On the control of complementary-slackness juggling mechanical systems

Abstract: Studies the feedback control of a class of complementary-slackness hybrid mechanical systems. Roughly, the systems we study are composed of an uncontrollable part (the "object") and a controlled one (the "robot"), linked by a unilateral constraint and an impact rule. A systematic and general control design method for this class of systems is proposed. The approach is a nontrivial extension of the one degree-of-freedom (DOF) juggler control design. In addition to the robot control, it is also useful to study some intermediate controllability properties of the object's impact Poincare mapping, which generally takes the form of a nonlinear discrete-time system. The force input mainly consists of a family of dead-beat feedback control laws, introduced via a recursive procedure, and exploiting the underlying discrete-time structure of the system. The main goal of the paper is to highlight the role of various physical and control properties characteristic of the system on its stabilizability properties and to propose solutions in certain cases.

Impacts in Mechanical Systems: Analysis and Modelling

Abstract: An Introduction to Moreau's Sweeping Process.- Dynamic Simulation of Rigid Bodies: Modelling of Frictional Contact.- Stability of Periodic Motions with Impacts.- Contact Problems for Elasto-Plastic Impact in Multi-Body Systems.- Impulse Correlation Ratio in Solving Multiple Impact Problems.

Positive Real Systems

Abstract: In the study and control of general dynamical systems the energy stored in the system is an important information.

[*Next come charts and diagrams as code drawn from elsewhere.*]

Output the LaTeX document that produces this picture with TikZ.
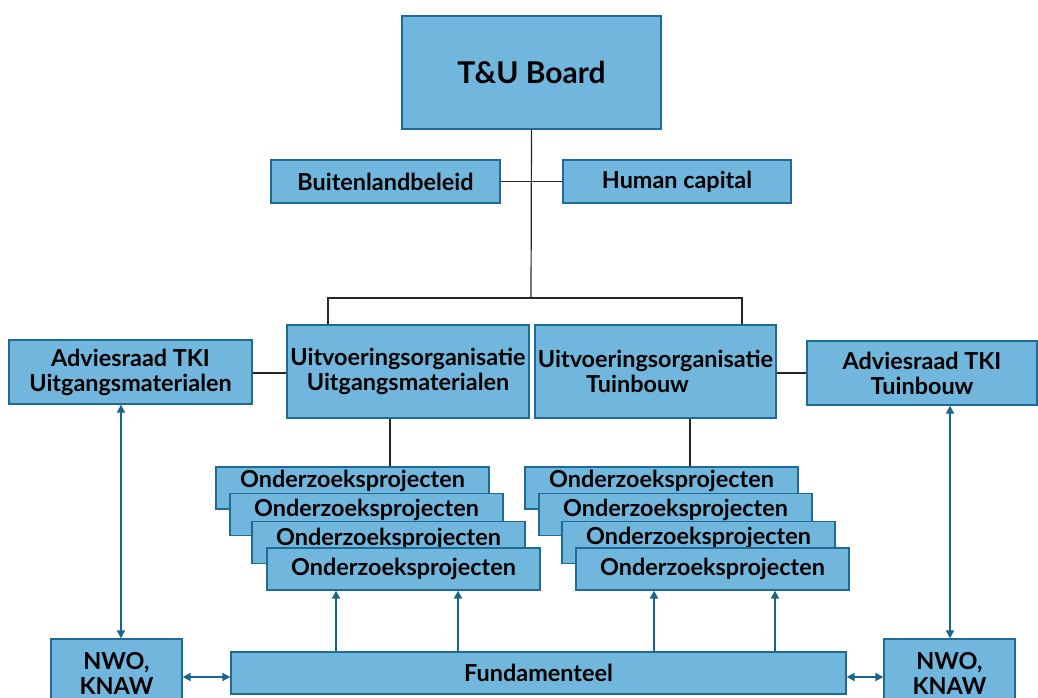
\documentclass[tikz,border=0pt]{standalone}
\usepackage{fontspec}
\setmainfont{Lato}[UprightFont=* Bold]
\usetikzlibrary{arrows.meta,calc}
\definecolor{boxfill}{RGB}{113,182,220}
\definecolor{boxline}{RGB}{30,108,150}
\definecolor{arrcol}{RGB}{22,102,142}
\newcommand{\proj}[1]{\raisebox{#1}[\height][\depth]{Onderzoeksprojecten}}
\tikzset{
  box/.style={draw=boxline, fill=boxfill, line width=1.3pt, inner sep=0pt, align=center,
    font=\fontsize{23.4}{25}\selectfont, text=black},
  conn/.style={draw=black!85, line width=1.2pt},
  arr/.style={draw=arrcol, line width=1.8pt, -{Triangle[width=8pt,length=8pt]}},
  darr/.style={draw=arrcol, line width=1.8pt, {Triangle[width=8pt,length=8pt]}-{Triangle[width=8pt,length=8pt]}},
}
\begin{document}
\begin{tikzpicture}[x=1pt,y=-1pt]
\useasboundingbox (0,0) rectangle (1038,698);
\clip (0,0) rectangle (1038,698);
% top
\node[box, minimum width=259, minimum height=113, font=\fontsize{30}{34}\selectfont] (board) at (531.5,72.5) {T\&U Board};
\node[box, minimum width=229, minimum height=43] (buit) at (385.5,181.5) {Buitenlandbeleid};
\node[box, minimum width=228, minimum height=43] (human) at (677,181.5) {Human capital};
% middle
\node[box, minimum width=242, minimum height=93] (uu) at (408,371.5) {Uitvoeringsorganisatie\\Uitgangsmaterialen};
\node[box, minimum width=241, minimum height=93] (ut) at (655.5,371.5) {Uitvoeringsorganisatie\\Tuinbouw\hspace*{36pt}};
\node[box, minimum width=243, minimum height=64] (au) at (130.5,372) {Adviesraad TKI\\Uitgangsmaterialen};
\node[box, minimum width=230, minimum height=64] (at) at (922,373) {Adviesraad TKI\\Tuinbouw};
% connectors top
\coordinate (junc) at (531,298);
\coordinate (jl) at (328,298);
\coordinate (jr) at (742,298);
\draw[conn] (board.south) -- (junc);
\draw[conn] (buit.east) -- (human.west);
\draw[conn] (jl |- uu.north) -- (jl) -- (jr) -- (jr |- ut.north);
\draw[conn] (au.east |- 0,373) -- (uu.west |- 0,373);
\draw[conn] (ut.east |- 0,373) -- (at.west |- 0,373);
% stacked boxes left
\node[box, minimum width=273, minimum height=42] (l1) at (352.5,488) {\proj{7pt}};
\node[box, minimum width=273, minimum height=42] (l2) at (366.5,514.5) {\proj{4.5pt}};
\node[box, minimum width=273, minimum height=42] (l3) at (388.5,542.5) {\proj{4pt}};
\node[box, minimum width=273, minimum height=42] (l4) at (403.5,569) {\proj{0pt}};
% stacked boxes right
\node[box, minimum width=273, minimum height=42] (r1) at (661.5,488) {\proj{7pt}};
\node[box, minimum width=273, minimum height=42] (r2) at (675.5,514.5) {\proj{4.5pt}};
\node[box, minimum width=273, minimum height=42] (r3) at (698.5,542.5) {\proj{5pt}};
\node[box, minimum width=273, minimum height=42] (r4) at (712.5,569) {\proj{0pt}};
\coordinate (xl) at (390,0);
\coordinate (xr) at (690,0);
\draw[conn] (xl |- uu.south) -- (xl |- l1.north);
\draw[conn] (xr |- ut.south) -- (xr |- r1.north);
% bottom
\node[box, minimum width=615, minimum height=42] (fund) at (538.5,673) {Fundamenteel};
\node[box, minimum width=131, minimum height=68] (nwol) at (116.5,673) {NWO,\\KNAW};
\node[box, minimum width=131, minimum height=68] (nwor) at (949.5,673) {NWO,\\KNAW};
% arrows
\coordinate (a1) at (336,0);
\coordinate (a2) at (458,0);
\coordinate (a3) at (654,0);
\coordinate (a4) at (775,0);
\draw[arr] (a1 |- fund.north) -- (a1 |- l4.south);
\draw[arr] (a2 |- fund.north) -- (a2 |- l4.south);
\draw[arr] (a3 |- fund.north) -- (a3 |- r4.south);
\draw[arr] (a4 |- fund.north) -- (a4 |- r4.south);
\coordinate (vl) at (121,0);
\coordinate (vr) at (950,0);
\draw[darr] (vl |- au.south) -- (vl |- nwol.north);
\draw[darr] (vr |- at.south) -- (vr |- nwor.north);
\coordinate (hy) at (0,677);
\draw[darr] (nwol.east |- hy) -- (fund.west |- hy);
\draw[darr] (fund.east |- hy) -- (nwor.west |- hy);
\end{tikzpicture}
\end{document}
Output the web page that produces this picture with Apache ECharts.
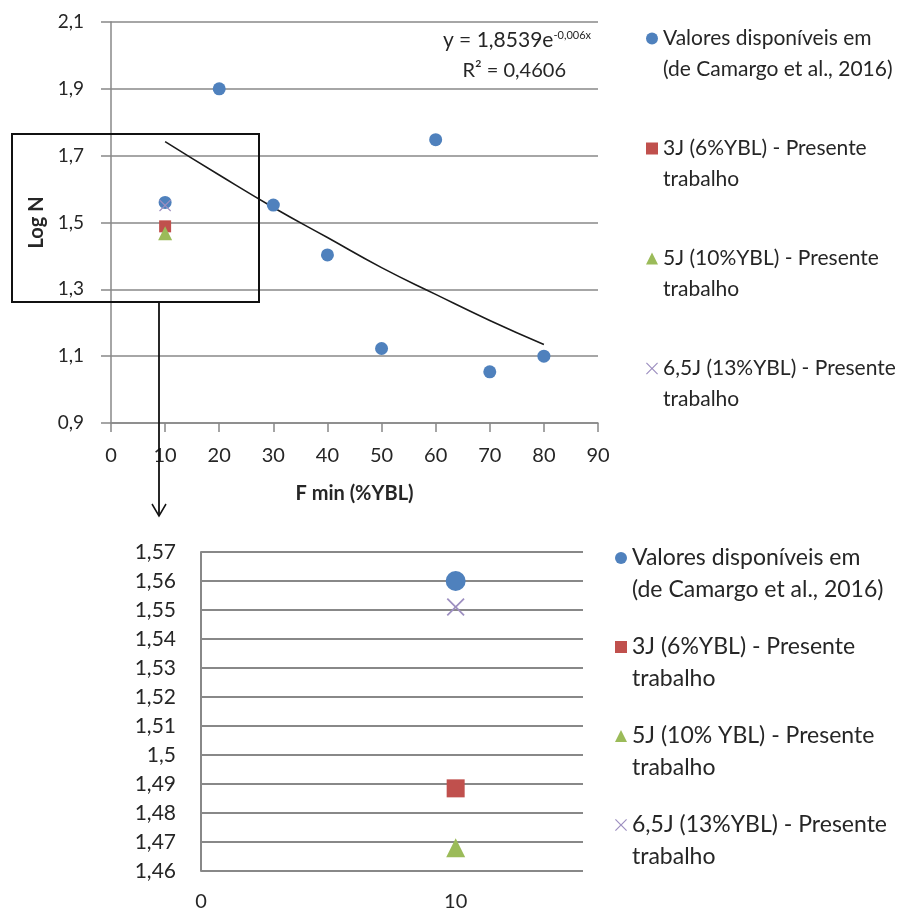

Some autonomous dynamical systems (i.e. with input equal to zero) have the important property that the amount of energy stored in the system remains unchanged or even decreases. This gives rise to the definition of Dissipative systems which is very useful in the synthesis of control systems. Different definitions are introduced to distinguish different classes of systems. Linear systems and nonlinear systems are two important classes of dynamical systems which for simplicity reasons have been usually studied separately in what concerns their dissipative properties. Linear systems whose stored energy remains constant or decreases are called Positive Real (PR) systems or Strictly Positive Real (SPR) respectively while we usually reserve the term dissipative for nonlinear systems in general. We can certainly use the term dissipative for a linear system however the term positive real is only reserved for transfer functions. Furthermore, there exists several important subclasses of linear and nonlinear systems with slightly different properties which are important in the analysis. This will lead us to introduce a series of different definitions of PR and dissipative systems. This chapter deals with Positive Real systems. The next chapter will be devoted to dissipative nonlinear systems.

Dissipative Physical Systems

Abstract: In this chapter we shall present a class of dissipative systems which correspond to models of physical systems and hence embed in their structure the conservation of energy (first principle of thermodynamics) and the interaction with their environment through pairs of conjugated variables with respect to the power. Firstly, we shall recall three different definitions of systems obtained by an energy based modeling: controlled Lagrangian, input-output Hamiltonian systems and port controlled Hamiltonian systems. We shall illustrate and compare these definitions on some very simple examples. Secondly we shall treat a class of systems which gave rise to numerous stabilizing control using passivity theory and corresponds to models of robotic manipulators. In each worked case we show how the main functions associated to a dissipative system (the available storage, the required supply, storage functions) can be computed analytically and related to the energy of the physical system.